— start AVAILABLE DATA —

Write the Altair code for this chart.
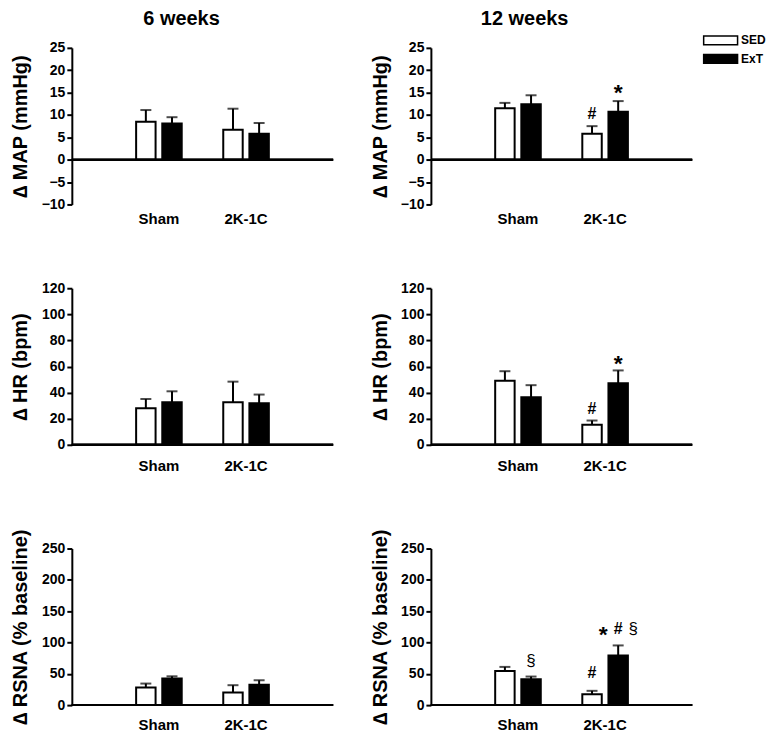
import altair as alt
import pandas as pd

groups = ["Sham", "2K-1C"]
series = ["SED", "ExT"]
col_titles = ["6 weeks", "12 weeks"]

# order of values: Sham-SED, Sham-ExT, 2K-1C-SED, 2K-1C-ExT
map6_mean = [8.5, 8.1, 6.7, 5.8]
map6_sem = [2.6, 1.4, 4.7, 2.4]
map12_mean = [11.5, 12.4, 5.8, 10.7]
map12_sem = [1.2, 2.0, 1.7, 2.4]
hr6_mean = [28.0, 32.6, 32.6, 31.8]
hr6_sem = [7.1, 8.4, 15.8, 6.7]
hr12_mean = [49.0, 36.5, 15.3, 47.2]
hr12_sem = [7.4, 9.2, 3.3, 9.8]
rsna6_mean = [28.0, 42.4, 20.2, 32.4]
rsna6_sem = [6.4, 3.6, 11.6, 7.3]
rsna12_mean = [54.6, 41.3, 17.5, 79.4]
rsna12_sem = [6.4, 4.3, 5.3, 15.9]

y_titles = ["∆ MAP (mmHg)", "∆ HR (bpm)", "∆ RSNA (% baseline)"]
y_domains = [[-10, 25], [0, 120], [0, 250]]
y_ticks = [[-10, -5, 0, 5, 10, 15, 20, 25],
           [0, 20, 40, 60, 80, 100, 120],
           [0, 50, 100, 150, 200, 250]]

# significance marks
ann_panel = ["map12", "map12", "hr12", "hr12", "rsna12", "rsna12", "rsna12", "rsna12", "rsna12"]
ann_group = ["2K-1C", "2K-1C", "2K-1C", "2K-1C", "Sham", "2K-1C", "2K-1C", "2K-1C", "2K-1C"]
ann_series = ["SED", "ExT", "SED", "ExT", "ExT", "SED", "ExT", "ExT", "ExT"]
ann_symbol = ["#", "*", "#", "*", "§", "#", "*", "#", "§"]
ann_value = [10.3, 16.2, 27.6, 66.7, 70.5, 52.0, 122.0, 122.0, 122.0]
ann_slot = [0, 0, 0, 0, 0, 0, -1, 0, 1]

W, H = 262, 157
FONT = "Liberation Sans"

sym_style = {
    "#": dict(fontSize=16, fontWeight="bold", dy=0),
    "*": dict(fontSize=23, fontWeight="bold", dy=6),
    "§": dict(fontSize=17, fontWeight="normal", dy=0),
}


def panel(key, mean, sem, row, col):
    df = pd.DataFrame({
        "group": [g for g in groups for s in series],
        "series": [s for g in groups for s in series],
        "mean": mean,
        "top": [m + e for m, e in zip(mean, sem)],
    })
    label_pad = [7, 14, 12][row]
    xaxis = alt.Axis(title=None, domain=False, ticks=False, labelAngle=0,
                     labelFontSize=15, labelFontWeight="bold",
                     labelColor="black", labelPadding=label_pad)
    xscale = alt.Scale(paddingInner=0.4767, paddingOuter=0.738)
    x = alt.X("group:N", sort=groups, scale=xscale, axis=xaxis)
    xo = alt.XOffset("series:N", sort=series,
                     scale=alt.Scale(paddingInner=0.256, paddingOuter=0))
    yscale = alt.Scale(domain=y_domains[row], nice=False, zero=False)
    yaxis = alt.Axis(values=y_ticks[row], title=y_titles[row], labelOverlap=False,
                     titleFontSize=20, titleFontWeight="bold", titleColor="black",
                     titleAngle=270, titleAlign="center", titleBaseline="bottom",
                     titleX=-41, titleY=H / 2,
                     labelFontSize=14, labelFontWeight="bold", labelColor="black",
                     labelPadding=2, tickSize=5, tickWidth=2, tickColor="black",
                     domainWidth=2, domainColor="black", grid=False)

    def Y(field):
        return alt.Y(field, scale=yscale, axis=yaxis)

    if key == "map12":
        legend = alt.Legend(orient="none", legendX=281, legendY=-17, title=None,
                            symbolType="M-2,-0.52H2V0.52H-2Z", symbolSize=289,
                            symbolStrokeColor="black", symbolStrokeWidth=1.5,
                            labelFontSize=12, labelFontWeight="bold",
                            labelColor="black", labelOffset=11, rowPadding=1.5)
    else:
        legend = None
    fill = alt.Fill("series:N", sort=series,
                    scale=alt.Scale(domain=series, range=["white", "black"]),
                    legend=legend)

    base = alt.Chart(df)
    bars = base.mark_bar(stroke="black", strokeWidth=2).encode(
        x=x, xOffset=xo, y=Y("mean:Q"), y2=alt.datum(0), fill=fill)
    err = base.mark_rule(color="black", strokeWidth=2).encode(
        x=x, xOffset=xo, y=Y("mean:Q"), y2="top:Q")
    cap = base.mark_tick(color="black", thickness=2, size=11, orient="horizontal").encode(
        x=x, xOffset=xo, y=Y("top:Q"))
    zero = base.mark_rule(color="black", strokeWidth=2).encode(
        y=alt.YDatum(0, scale=yscale, axis=yaxis))
    layers = [bars, err, cap, zero]

    for p, g, s, t, v, sl in zip(ann_panel, ann_group, ann_series, ann_symbol, ann_value, ann_slot):
        if p != key:
            continue
        st = sym_style[t]
        adf = pd.DataFrame({"group": [g], "series": [s], "sym": [t], "val": [v]})
        layers.append(
            alt.Chart(adf).mark_text(color="black", baseline="middle", align="center",
                                     fontSize=st["fontSize"], fontWeight=st["fontWeight"],
                                     dy=st["dy"], dx=sl * 15).encode(
                x=x, xOffset=xo, y=Y("val:Q"), text="sym:N"))

    props = dict(width=W, height=H)
    if row == 0:
        props["title"] = alt.TitleParams(col_titles[col], fontSize=20, fontWeight="bold",
                                         color="black", anchor="middle", frame="group",
                                         dx=[-21, -37][col], offset=[12, 2][col])
    return alt.layer(*layers).properties(**props)


panels = [
    panel("map6", map6_mean, map6_sem, 0, 0),
    panel("map12", map12_mean, map12_sem, 0, 1),
    panel("hr6", hr6_mean, hr6_sem, 1, 0),
    panel("hr12", hr12_mean, hr12_sem, 1, 1),
    panel("rsna6", rsna6_mean, rsna6_sem, 2, 0),
    panel("rsna12", rsna12_mean, rsna12_sem, 2, 1),
]

chart = alt.concat(*panels, columns=2, align="each",
                   spacing={"row": 55, "column": 35}).properties(
    padding={"left": 2, "top": 0, "right": 0, "bottom": 0}
).resolve_scale(fill="independent").resolve_legend(fill="independent").configure(
    font=FONT).configure_view(stroke=None)

chart.save("out.html", embed_options={"renderer": "svg", "actions": False})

— end AVAILABLE DATA —

**TO DO**: Write out again, exactly, the lines from the start of the listing up to the line containing "[0, 50, 100, 150, 200, 250]]", with both ends and without pictures.

**SOLUTION**:
Write the Altair code for this chart.
import altair as alt
import pandas as pd

groups = ["Sham", "2K-1C"]
series = ["SED", "ExT"]
col_titles = ["6 weeks", "12 weeks"]

# order of values: Sham-SED, Sham-ExT, 2K-1C-SED, 2K-1C-ExT
map6_mean = [8.5, 8.1, 6.7, 5.8]
map6_sem = [2.6, 1.4, 4.7, 2.4]
map12_mean = [11.5, 12.4, 5.8, 10.7]
map12_sem = [1.2, 2.0, 1.7, 2.4]
hr6_mean = [28.0, 32.6, 32.6, 31.8]
hr6_sem = [7.1, 8.4, 15.8, 6.7]
hr12_mean = [49.0, 36.5, 15.3, 47.2]
hr12_sem = [7.4, 9.2, 3.3, 9.8]
rsna6_mean = [28.0, 42.4, 20.2, 32.4]
rsna6_sem = [6.4, 3.6, 11.6, 7.3]
rsna12_mean = [54.6, 41.3, 17.5, 79.4]
rsna12_sem = [6.4, 4.3, 5.3, 15.9]

y_titles = ["∆ MAP (mmHg)", "∆ HR (bpm)", "∆ RSNA (% baseline)"]
y_domains = [[-10, 25], [0, 120], [0, 250]]
y_ticks = [[-10, -5, 0, 5, 10, 15, 20, 25],
           [0, 20, 40, 60, 80, 100, 120],
           [0, 50, 100, 150, 200, 250]]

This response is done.